Aim of the task
Retype only the lines running from the line that contains "Output the Python" to the line that contains "11.9, 23.5, 2.0]", inclusive, and leave the pictures behind.

┄┄┄┄┄┄┄┄┄┄┄┄┄┄┄┄┄┄┄┄

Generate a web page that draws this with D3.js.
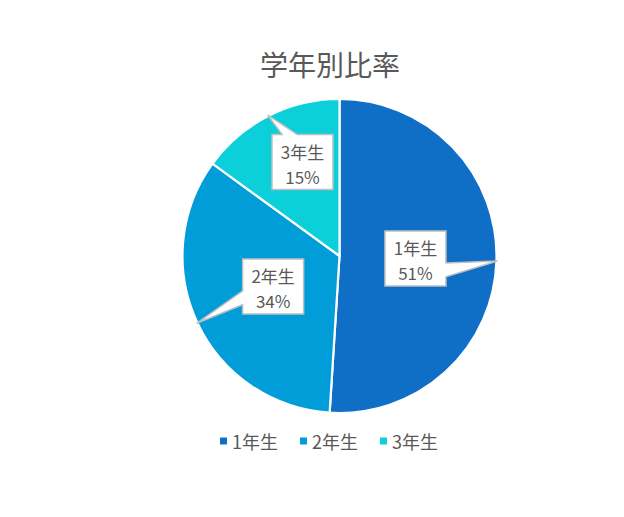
<!DOCTYPE html>
<html><head><meta charset="utf-8">
<script src="https://cdn.jsdelivr.net/npm/d3@7"></script>
<style>
html,body{margin:0;padding:0;background:#fff;}
svg{display:block;font-family:"Noto Sans CJK JP","Noto Sans",sans-serif;}
</style></head>
<body>
<svg id="chart" width="624" height="517"></svg>
<script>
// ---- data ----
const title = "学年別比率";
const categories = ["1年生", "2年生", "3年生"];
const values = [51, 34, 15];
const percentLabels = ["51%", "34%", "15%"];
const colors = ["#0F6FC6", "#009DD9", "#0BD0D9"];

// ---- layout ----
const W = 624, H = 517;
const cx = 339.5, cy = 256, R = 157;
// label box placement (angle offset in deg, distance from centre)
const labelPlace = [{da: 0, r: 76}, {da: 0.6, r: 73}, {da: 5.5, r: 101}];
const boxW = 61, boxH = 55;

const svg = d3.select("#chart");
svg.append("rect").attr("width", W).attr("height", H).attr("fill", "#fff");

svg.append("text").attr("x", 330).attr("y", 64)
  .attr("text-anchor", "middle").attr("dominant-baseline", "central")
  .attr("font-size", 28).attr("fill", "#595959").text(title);

const pie = d3.pie().sort(null).value(d => d)(values);
const arc = d3.arc().innerRadius(0).outerRadius(R);
const g = svg.append("g").attr("transform", `translate(${cx},${cy})`);

g.selectAll("path.slice").data(pie).join("path").attr("class", "slice")
  .attr("d", arc).attr("fill", (d, i) => colors[i])
  .attr("stroke", "#fff").attr("stroke-width", 2.2).attr("stroke-linejoin", "round");

// callouts
pie.forEach((d, i) => {
  const mid = (d.startAngle + d.endAngle) / 2;
  const tip = [Math.sin(mid) * (R + 1), -Math.cos(mid) * (R + 1)];
  const a = mid + labelPlace[i].da * Math.PI / 180;
  const c = [Math.sin(a) * labelPlace[i].r, -Math.cos(a) * labelPlace[i].r];
  const x0 = c[0] - boxW / 2, y0 = c[1] - boxH / 2, x1 = x0 + boxW, y1 = y0 + boxH;
  const dx = (tip[0] - c[0]) / boxW, dy = (tip[1] - c[1]) / boxH;
  let pts;
  if (Math.abs(dx) > Math.abs(dy)) {
    const f = tip[1] > c[1] ? [7 / 12, 10 / 12] : [2 / 12, 5 / 12];
    const ya = y0 + boxH * f[0], yb = y0 + boxH * f[1];
    if (dx > 0) pts = [[x0, y0], [x1, y0], [x1, ya], tip, [x1, yb], [x1, y1], [x0, y1]];
    else pts = [[x0, y0], [x1, y0], [x1, y1], [x0, y1], [x0, yb], tip, [x0, ya]];
  } else {
    const f = tip[0] > c[0] ? [7 / 12, 10 / 12] : [2 / 12, 5 / 12];
    const xa = x0 + boxW * f[0], xb = x0 + boxW * f[1];
    if (dy < 0) pts = [[x0, y0], [xa, y0], tip, [xb, y0], [x1, y0], [x1, y1], [x0, y1]];
    else pts = [[x0, y0], [x1, y0], [x1, y1], [xb, y1], tip, [xa, y1], [x0, y1]];
  }
  g.append("path").attr("d", d3.line()(pts) + "Z")
    .attr("fill", "#fff").attr("stroke", "#BFBFBF").attr("stroke-width", 1.5)
    .attr("stroke-linejoin", "miter");
  g.append("text").attr("text-anchor", "middle").attr("dominant-baseline", "central")
    .attr("font-size", 17).attr("fill", "#595959")
    .attr("x", c[0]).attr("y", c[1] - 10.5).text(categories[i]);
  g.append("text").attr("text-anchor", "middle").attr("dominant-baseline", "central")
    .attr("font-size", 17).attr("fill", "#595959")
    .attr("x", c[0]).attr("y", c[1] + 14).text(percentLabels[i]);
});

// legend
const legX = d3.scalePoint().domain(categories).range([220, 380]);
const leg = svg.append("g").selectAll("g").data(categories).join("g")
  .attr("transform", d => `translate(${legX(d)},441)`);
leg.append("rect").attr("x", 0).attr("y", -3.5).attr("width", 7).attr("height", 7)
  .attr("fill", (d, i) => colors[i]);
leg.append("text").attr("x", 12).attr("y", 0).attr("dominant-baseline", "central")
  .attr("font-size", 18).attr("fill", "#595959").text(d => d);
</script>
</body></html>
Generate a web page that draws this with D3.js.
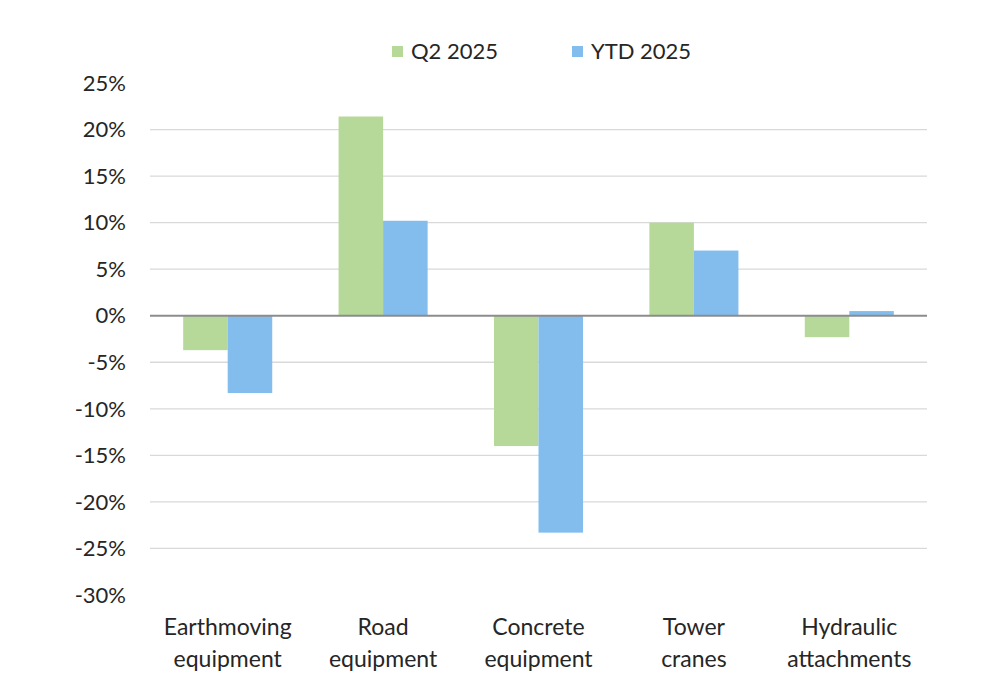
<!DOCTYPE html>
<html>
<head>
<meta charset="utf-8">
<script src="https://cdn.jsdelivr.net/npm/d3@7"></script>
<style>
  body { margin: 0; background: #fff; }
  svg { display: block; font-family: Lato, "Open Sans", sans-serif; }
</style>
</head>
<body>
<svg id="chart"></svg>
<script>
// chart values
const categories = [["Earthmoving", "equipment"], ["Road", "equipment"], ["Concrete", "equipment"], ["Tower", "cranes"], ["Hydraulic", "attachments"]];
const seriesNames = ["Q2 2025", "YTD 2025"];
const q2 = [-3.7, 21.4, -14.0, 10.0, -2.3];
const ytd = [-8.3, 10.2, -23.3, 7.0, 0.5];
const yTicks = [-30, -25, -20, -15, -10, -5, 0, 5, 10, 15, 20, 25];
const gridTicks = [-25, -20, -15, -10, -5, 5, 10, 15, 20];
const colors = ["#b6d99a", "#82bdee"];

var svgWidth = 1004, svgHeight = 686;
var margin = { top: 83, right: 77, bottom: 91, left: 150 };
var width = svgWidth - margin.left - margin.right;
var height = svgHeight - margin.top - margin.bottom;
var fontSize = 22;

var svg = d3.select("#chart")
    .attr("width", svgWidth)
    .attr("height", svgHeight);

var g = svg.append("g")
    .attr("transform", "translate(" + margin.left + "," + margin.top + ")");

var xScale = d3.scaleBand()
    .domain(d3.range(categories.length))
    .range([0, width])
    .paddingInner(0.427)
    .paddingOuter(0.2135);

var xInner = d3.scaleBand()
    .domain([0, 1])
    .range([0, xScale.bandwidth()]);

var yScale = d3.scaleLinear()
    .domain([-30, 25])
    .range([height, 0]);

// gridlines
g.append("g")
    .selectAll("line")
    .data(gridTicks)
    .join("line")
    .attr("x1", 0)
    .attr("x2", width)
    .attr("y1", d => yScale(d))
    .attr("y2", d => yScale(d))
    .attr("stroke", "#d9d9d9")
    .attr("stroke-width", 1.3);

// y tick labels
g.append("g")
    .selectAll("text")
    .data(yTicks)
    .join("text")
    .attr("x", -24)
    .attr("y", d => yScale(d))
    .attr("dy", "0.35em")
    .attr("text-anchor", "end")
    .attr("font-size", fontSize)
    .attr("fill", "#262626")
    .text(d => d + "%");

// bars
const series = [q2, ytd];
series.forEach((vals, s) => {
    g.append("g")
        .selectAll("rect")
        .data(vals)
        .join("rect")
        .attr("x", (d, i) => xScale(i) + xInner(s))
        .attr("width", xInner.bandwidth())
        .attr("y", d => yScale(Math.max(0, d)))
        .attr("height", d => Math.abs(yScale(d) - yScale(0)))
        .attr("fill", colors[s]);
});

// zero line
g.append("line")
    .attr("x1", 0)
    .attr("x2", width)
    .attr("y1", yScale(0))
    .attr("y2", yScale(0))
    .attr("stroke", "#8c8c8c")
    .attr("stroke-width", 2.2);

// category labels
var cat = g.append("g")
    .selectAll("text")
    .data(categories)
    .join("text")
    .attr("x", (d, i) => xScale(i) + xScale.bandwidth() / 2)
    .attr("y", height + 40)
    .attr("text-anchor", "middle")
    .attr("font-size", 23)
    .attr("fill", "#262626");
cat.selectAll("tspan")
    .data(d => d)
    .join("tspan")
    .attr("x", function () { return d3.select(this.parentNode).attr("x"); })
    .attr("dy", (d, i) => i === 0 ? 0 : 32)
    .text(d => d);

// legend
var legendX = [392, 572];
var legend = svg.append("g")
    .selectAll("g")
    .data(seriesNames)
    .join("g")
    .attr("transform", (d, i) => "translate(" + legendX[i] + ",46)");
legend.append("rect")
    .attr("width", 11)
    .attr("height", 11)
    .attr("fill", (d, i) => colors[i]);
legend.append("text")
    .attr("x", 19)
    .attr("y", 5.5)
    .attr("dy", "0.35em")
    .attr("font-size", fontSize)
    .attr("fill", "#262626")
    .text(d => d);
</script>
</body>
</html>
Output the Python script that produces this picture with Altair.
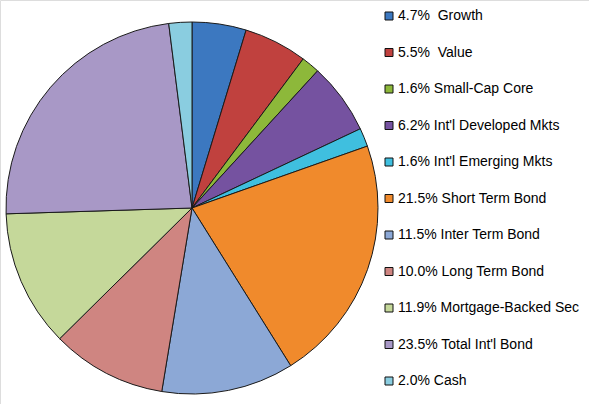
import altair as alt
import pandas as pd

categories = ["Growth", "Value", "Small-Cap Core", "Int'l Developed Mkts",
              "Int'l Emerging Mkts", "Short Term Bond", "Inter Term Bond",
              "Long Term Bond", "Mortgage-Backed Sec", "Total Int'l Bond", "Cash"]
values = [4.7, 5.5, 1.6, 6.2, 1.6, 21.5, 11.5, 10.0, 11.9, 23.5, 2.0]

palette = ["#3c78c0", "#c0413e", "#8db83a", "#7552a0", "#3fbfdf", "#f08a2c",
           "#8ca8d6", "#cf8581", "#c5d89a", "#a898c6", "#8acde0"]

labels = []
for c, v in zip(categories, values):
    sep = "\u00a0 " if c in ("Growth", "Value") else " "
    labels.append(f"{v:.1f}%{sep}{c}")

df = pd.DataFrame({"label": labels, "value": values, "order": list(range(len(values)))})

chart = alt.Chart(df).mark_arc(
    outerRadius=186, stroke="#1a1a1a", strokeWidth=1
).encode(
    theta=alt.Theta("value:Q", stack=True, sort=None),
    order=alt.Order("order:Q"),
    x=alt.value(192),
    y=alt.value(208),
    color=alt.Color(
        "label:N",
        sort=labels,
        scale=alt.Scale(domain=labels, range=palette),
        legend=alt.Legend(
            title=None, orient="none", legendX=382, legendY=9,
            symbolType="square", symbolSize=64, symbolStrokeColor="#111",
            symbolStrokeWidth=1, labelFontSize=14, labelFont="Liberation Sans",
            labelColor="#000", labelOffset=2, rowPadding=22.5, labelLimit=300,
        ),
    ),
).properties(
    width=589, height=404, padding=0, autosize=alt.AutoSizeParams(type="none")
).configure_view(stroke=None).configure(background="white")

chart.save("out.html", embed_options={"renderer": "svg", "actions": False})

┄┄┄┄┄┄┄┄┄┄┄┄┄┄┄┄┄┄┄┄

Exercise output
Output the Python script that produces this picture with Altair.
import altair as alt
import pandas as pd

categories = ["Growth", "Value", "Small-Cap Core", "Int'l Developed Mkts",
              "Int'l Emerging Mkts", "Short Term Bond", "Inter Term Bond",
              "Long Term Bond", "Mortgage-Backed Sec", "Total Int'l Bond", "Cash"]
values = [4.7, 5.5, 1.6, 6.2, 1.6, 21.5, 11.5, 10.0, 11.9, 23.5, 2.0]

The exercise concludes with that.